WHAT YOU HAVE TO DO
Return all lines from the listing below in which the string "this" occurs.

SUPPLIED DATA start

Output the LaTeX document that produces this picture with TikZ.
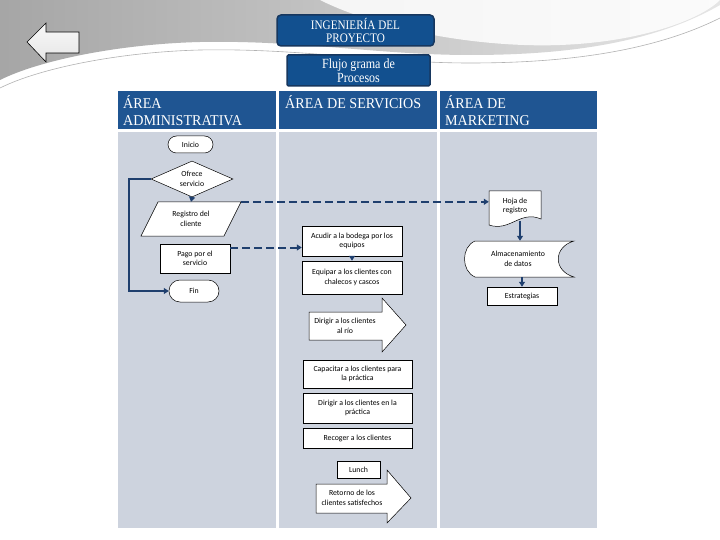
\documentclass[tikz,border=0pt]{standalone}
\usepackage{fontspec}
\setmainfont{Carlito}
\newfontfamily\hdr[FakeStretch=0.94]{Liberation Serif}
\newfontfamily\ttl[FakeStretch=0.86]{Liberation Serif}
\usetikzlibrary{shapes.geometric,arrows.meta,calc}
\definecolor{hdrblue}{HTML}{1F5592}
\definecolor{titleblue}{HTML}{12508F}
\definecolor{navy}{HTML}{17375E}
\definecolor{lane}{HTML}{CDD3DE}
\definecolor{conn}{HTML}{1F3F6E}
\begin{document}
\begin{tikzpicture}[x=1pt,y=-1pt,
  box/.style={draw=black, line width=0.5pt, fill=white, font=\fontsize{7.8}{9.5}\selectfont, align=center, inner sep=1pt},
  term/.style={box, rounded corners=8.5pt},
  lbl/.style={font=\fontsize{7.8}{9.5}\selectfont, align=center, inner sep=1pt},
  shp/.style={draw=black, line width=0.5pt, fill=white},
  flow/.style={draw=conn, line width=2pt, -{Triangle[length=5pt,width=6pt]}},
  dflow/.style={flow, dash pattern=on 8pt off 4pt},
  hdrtext/.style={text=white, font=\hdr\fontsize{15}{17}\selectfont, align=left, anchor=north west, inner sep=0pt},
  titlebox/.style={fill=titleblue, draw=navy, line width=1.5pt, text=white, align=center, inner sep=1pt},
]
\useasboundingbox (0,0) rectangle (720,540);
\fill[white] (0,0) rectangle (720,540);
% background swoosh
\shade[left color=gray!70, right color=gray!20]
  (0,0) -- (720,0) -- (720,5) .. controls (650,45) and (560,55) .. (470,55)
  .. controls (380,55) and (300,40) .. (200,42) .. controls (120,44) and (40,60) .. (0,80) -- cycle;
\fill[white, opacity=0.85] (320,0) .. controls (380,30) and (480,48) .. (560,45)
  .. controls (640,42) and (700,20) .. (720,0) -- cycle;
\draw[white, line width=1.5pt] (0,84) .. controls (40,64) and (120,48) .. (200,46)
  .. controls (300,44) and (380,59) .. (470,59) .. controls (560,59) and (650,49) .. (720,12);
\draw[gray!60, line width=0.6pt] (0,88) .. controls (40,68) and (120,52) .. (200,50)
  .. controls (300,48) and (380,63) .. (470,63) .. controls (560,63) and (650,53) .. (720,18);

% back arrow
\draw[black, line width=0.6pt, top color=gray!5, bottom color=gray!20]
  (27,42) -- (46,23) -- (46,32) -- (79,32) -- (79,53) -- (46,53) -- (46,62) -- cycle;

% title boxes
\node[titlebox, rounded corners=4pt, minimum width=157pt, minimum height=31pt,
  font=\ttl\fontsize{13}{13}\selectfont] (title) at (355.5,30.5) {INGENIERÍA DEL\\PROYECTO};
\node[titlebox, rounded corners=1.5pt, minimum width=143pt, minimum height=31pt,
  font=\ttl\fontsize{14}{14}\selectfont] (flujo) at (358.5,70.5) {Flujo grama de\\Procesos};

% lanes
\fill[hdrblue] (118,91) rectangle (276,129);
\fill[hdrblue] (279,91) rectangle (437,129);
\fill[hdrblue] (440,91) rectangle (597,129);
\fill[lane] (118,132) rectangle (276,528);
\fill[lane] (279,132) rectangle (437,528);
\fill[lane] (440,132) rectangle (597,528);
\node[hdrtext] (h1) at (123,95) {ÁREA\\ADMINISTRATIVA};
\node[hdrtext] (h2) at (285,95) {ÁREA DE SERVICIOS};
\node[hdrtext] (h3) at (445,95) {ÁREA DE\\MARKETING};

% administrative lane
\node[term, minimum width=45pt, minimum height=17pt] (inicio) at (190.5,144.5) {Inicio};
\node[box, diamond, aspect=2.28, minimum width=82pt, minimum height=36pt, inner sep=0pt] (diam) at (192,179) {Ofrece\\servicio};
\draw[shp] (141,236) -- (158,202) -- (241,202) -- (224,236) -- cycle;
\node[lbl, minimum width=100pt, minimum height=34pt] (reg) at (191,219) {Registro del\\cliente};
\node[box, minimum width=70pt, minimum height=29pt] (pago) at (195,258.5) {Pago por el\\servicio};
\node[term, rounded corners=11pt, minimum width=50pt, minimum height=22pt] (fin) at (194,291) {Fin};

% services lane
\node[box, minimum width=100pt, minimum height=30pt] (acudir) at (352,241) {Acudir a la bodega por los\\equipos};
\node[box, minimum width=100pt, minimum height=33pt] (equipar) at (352,277.5) {Equipar a los clientes con\\chalecos y cascos};
\draw[shp] (309,312) -- (382,312) -- (382,298) -- (406,325) -- (382,352) -- (382,340) -- (309,340) -- cycle;
\node[lbl] (rio) at (345,326) {Dirigir a los clientes\\al río};
\node[box, minimum width=109pt, minimum height=28pt] (cap) at (357.5,374) {Capacitar a los clientes para\\la práctica};
\node[box, minimum width=109pt, minimum height=30pt] (dirp) at (357.5,408) {Dirigir a los clientes en la\\práctica};
\node[box, minimum width=109pt, minimum height=20pt] (rec) at (357.5,438) {Recoger a los clientes};
\node[box, minimum width=43pt, minimum height=17pt] (lunch) at (358.5,469.5) {Lunch};
\draw[shp] (316,484) -- (387,484) -- (387,470) -- (411,498) -- (387,523) -- (387,513) -- (316,513) -- cycle;
\node[lbl] (ret) at (352,498) {Retorno de los\\clientes satisfechos};

% marketing lane
\draw[shp] (489,191) -- (541,191) -- (541,219) .. controls (520,210) and (510,232) .. (489,225) -- cycle;
\node[lbl, minimum width=52pt, minimum height=30pt] (hoja) at (515,206) {Hoja de\\registro};
\draw[shp] (475,241) -- (574,241) .. controls (553,247) and (553,271) .. (574,277) -- (475,277)
  .. controls (461,271) and (461,247) .. (475,241) -- cycle;
\node[lbl, minimum width=108pt, minimum height=36pt] (alm) at (518,259) {Almacenamiento\\de datos};
\node[box, minimum width=70pt, minimum height=18pt] (estr) at (522,296) {Estrategias};

% connectors
\draw[flow] (diam.south) -- (reg.north);
\draw[flow] (diam.west) -- ++(-22,0) |- (fin.west);
\draw[dflow] (reg.north east) -- (reg.north east -| hoja.west);
\coordinate (pagoout) at ($(pago.east)+(0,-11)$);
\draw[dflow] (pagoout) -- (pagoout -| acudir.west);
\draw[flow] (acudir.south) -- (equipar.north);
\coordinate (hojaout) at (520,221);
\draw[flow] (hojaout) -- (hojaout |- alm.north);
\draw[flow] (alm.south -| estr.north) -- (estr.north);
\end{tikzpicture}
\end{document}
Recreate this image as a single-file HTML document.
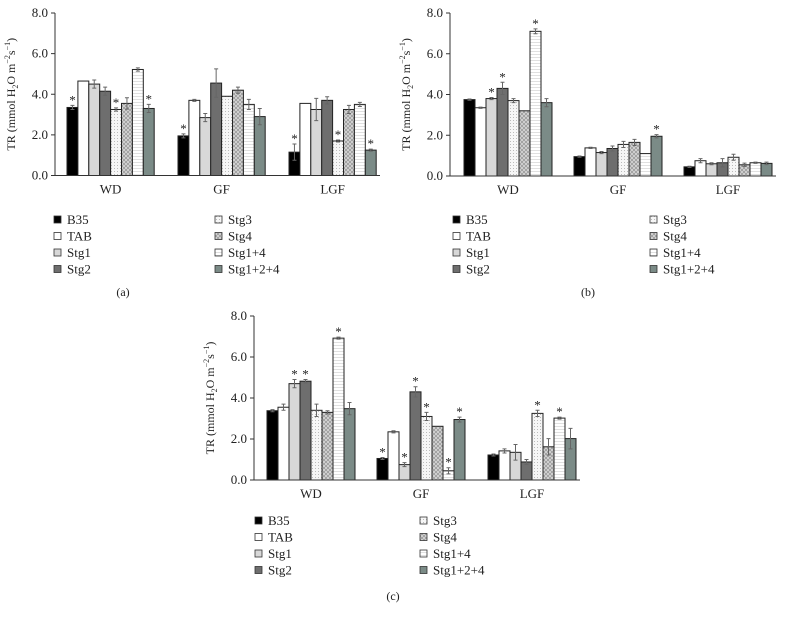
<!DOCTYPE html>
<html><head><meta charset="utf-8">
<style>
body{margin:0;background:#fff;}
svg{display:block;font-family:"Liberation Serif",serif;}
</style></head>
<body>
<svg id="s" width="792" height="622" viewBox="0 0 792 622" xmlns="http://www.w3.org/2000/svg">
<defs>
<pattern id="pDot" width="3" height="3" patternUnits="userSpaceOnUse"><rect width="3" height="3" fill="#f6f6f6"/><rect width="1" height="1" fill="#bbb"/></pattern>
<pattern id="pCross" width="4" height="4" patternUnits="userSpaceOnUse"><rect width="4" height="4" fill="#d4d4d4"/><path d="M0 0L4 4M4 0L0 4" stroke="#888" stroke-width="0.6"/></pattern>
<pattern id="pHor" width="3" height="3" patternUnits="userSpaceOnUse"><rect width="3" height="3" fill="#fff"/><rect y="0" width="3" height="0.6" fill="#ccc"/></pattern>
</defs>
</svg>
<script>
const groups=["WD","GF","LGF"];
const series=["B35","TAB","Stg1","Stg2","Stg3","Stg4","Stg1+4","Stg1+2+4"];
const ticks=[0,2,4,6,8];
const aVals=[[3.35,4.65,4.5,4.15,3.25,3.55,5.22,3.3],[1.95,3.7,2.85,4.55,3.9,4.2,3.5,2.9],[1.15,3.55,3.25,3.7,1.7,3.25,3.5,1.25]];
const aErr=[[.1,0,.2,.2,.08,.28,.08,.2],[.1,.05,.2,.7,0,.15,.25,.4],[.4,0,.55,.18,.05,.2,.1,.05]];
const aStar=[[0,4,7],[0],[0,4,7]];
const bVals=[[3.75,3.35,3.8,4.3,3.7,3.2,7.1,3.6],[.95,1.38,1.15,1.35,1.55,1.65,1.1,1.95],[.45,.75,.6,.65,.92,.55,.65,.62]];
const bErr=[[.03,.03,.05,.3,.1,0,.12,.2],[.03,.03,.05,.12,.15,.15,0,.08],[.03,.1,.05,.2,.15,.08,.03,.06]];
const bStar=[[2,3,6],[7],[]];
const cVals=[[3.38,3.55,4.7,4.82,3.4,3.3,6.92,3.48],[1.05,2.35,.75,4.3,3.1,2.62,.45,2.95],[1.22,1.42,1.35,.88,3.25,1.62,3.02,2.02]];
const cErr=[[.05,.15,.2,.08,.3,.08,.05,.3],[.05,.05,.1,.25,.2,0,.15,.12],[.05,.1,.38,.12,.15,.4,.05,.5]];
const cStar=[[2,3,6],[0,2,3,4,6,7],[4,6]];
const fills=["#000","#fff","#d8d8d8","#6e6e6e","url(#pDot)","url(#pCross)","url(#pHor)","#7b8b87"];
const NS="http://www.w3.org/2000/svg";
const svg=document.getElementById('s');
function el(tag,at,parent,txt){const e=document.createElementNS(NS,tag);for(const k in at)e.setAttribute(k,at[k]);if(txt!==undefined)e.textContent=txt;(parent||svg).appendChild(e);return e;}
function panel(P){
  const g=el('g',{});
  
  
  const y=v=>P.y0-(v/8)*(P.y0-P.y8);
  const bw=P.bw;
  ticks.forEach(t=>{
    el('line',{x1:P.ax-4,x2:P.ax,y1:y(t),y2:y(t),stroke:'#333','stroke-width':1},g);
    const tl=el('text',{x:P.ax-7,y:y(t)+4,'font-size':13,'text-anchor':'end',fill:'#222'},g,t.toFixed(1));
    
    
  });
  const yt=el('text',{transform:`translate(${P.ax-40},${(P.y0+P.y8)/2}) rotate(-90)`,'font-size':12,'text-anchor':'middle',fill:'#222'},g);
  
  
  yt.innerHTML='TR (mmol H<tspan font-size="8" dy="3">2</tspan><tspan dy="-3">O m</tspan><tspan font-size="8" dy="-5">−2</tspan><tspan font-size="12" dy="5">s</tspan><tspan font-size="8" dy="-5">−1</tspan><tspan dy="5">)</tspan>';
  groups.forEach((gn,gi)=>{
    const gx=P.gx[gi];
    P.vals[gi].forEach((v,i)=>{
      const x=gx+i*bw;
      const r=el('rect',{x:x,y:y(v),width:bw,height:P.y0-y(v),fill:fills[i],stroke:'#222','stroke-width':1},g);
      
      
      const e=P.err[gi][i];
      if(e>0){
        const cx=x+bw/2;
        el('path',{d:`M${cx} ${y(v+e)}V${y(v-e)}M${cx-2} ${y(v+e)}H${cx+2}M${cx-2} ${y(v-e)}H${cx+2}`,stroke:'#666','stroke-width':1,fill:'none'},g);
      }
      if(P.star[gi].includes(i)){
        const st=el('text',{x:x+bw/2,y:y(v+e)-1,'font-size':13,'text-anchor':'middle',fill:'#222'},g,'*');
        
        
      }
    });
    const xl=el('text',{x:gx+bw*4,y:P.y0+18,'font-size':13,'text-anchor':'middle',fill:'#222'},g,gn);
    
    
  });
  el('line',{x1:P.ax,x2:P.ax,y1:P.y8,y2:P.y0,stroke:'#333','stroke-width':1},g);
  el('line',{x1:P.ax,x2:P.xe,y1:P.y0,y2:P.y0,stroke:'#333','stroke-width':1},g);
  series.forEach((s,i)=>{
    const col=i<4?0:1, row=i%4;
    const lx=P.lx[col], ly=P.ly+row*16.5;
    const sq=el('rect',{x:lx,y:ly-4,width:7,height:7,fill:fills[i],stroke:'#333','stroke-width':0.8},g);
    
    
    const lt=el('text',{x:lx+13,y:ly+4,'font-size':13,fill:'#222'},g,s);
    
    
  });
  const cap=el('text',{x:P.cx,y:P.cy,'font-size':12,'text-anchor':'middle',fill:'#222'},g,'('+P.id+')');
  
  
}
panel({id:'a',ax:55,xe:380,y0:175.5,y8:13,bw:10.9,gx:[67,178,289],vals:aVals,err:aErr,star:aStar,lx:[54,215],ly:220,cx:123,cy:296});
panel({id:'b',ax:450,xe:776,y0:176,y8:13,bw:11,gx:[464,574,684],vals:bVals,err:bErr,star:bStar,lx:[453,650],ly:220,cx:588,cy:296});
panel({id:'c',ax:254,xe:580,y0:480,y8:316,bw:11,gx:[267,377,488],vals:cVals,err:cErr,star:cStar,lx:[255,420],ly:521,cx:393,cy:600});
</script>
</body></html>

SUPPLIED DATA end

CORRECT RESULT
Output the LaTeX document that produces this picture with TikZ.
Recreate this image as a single-file HTML document.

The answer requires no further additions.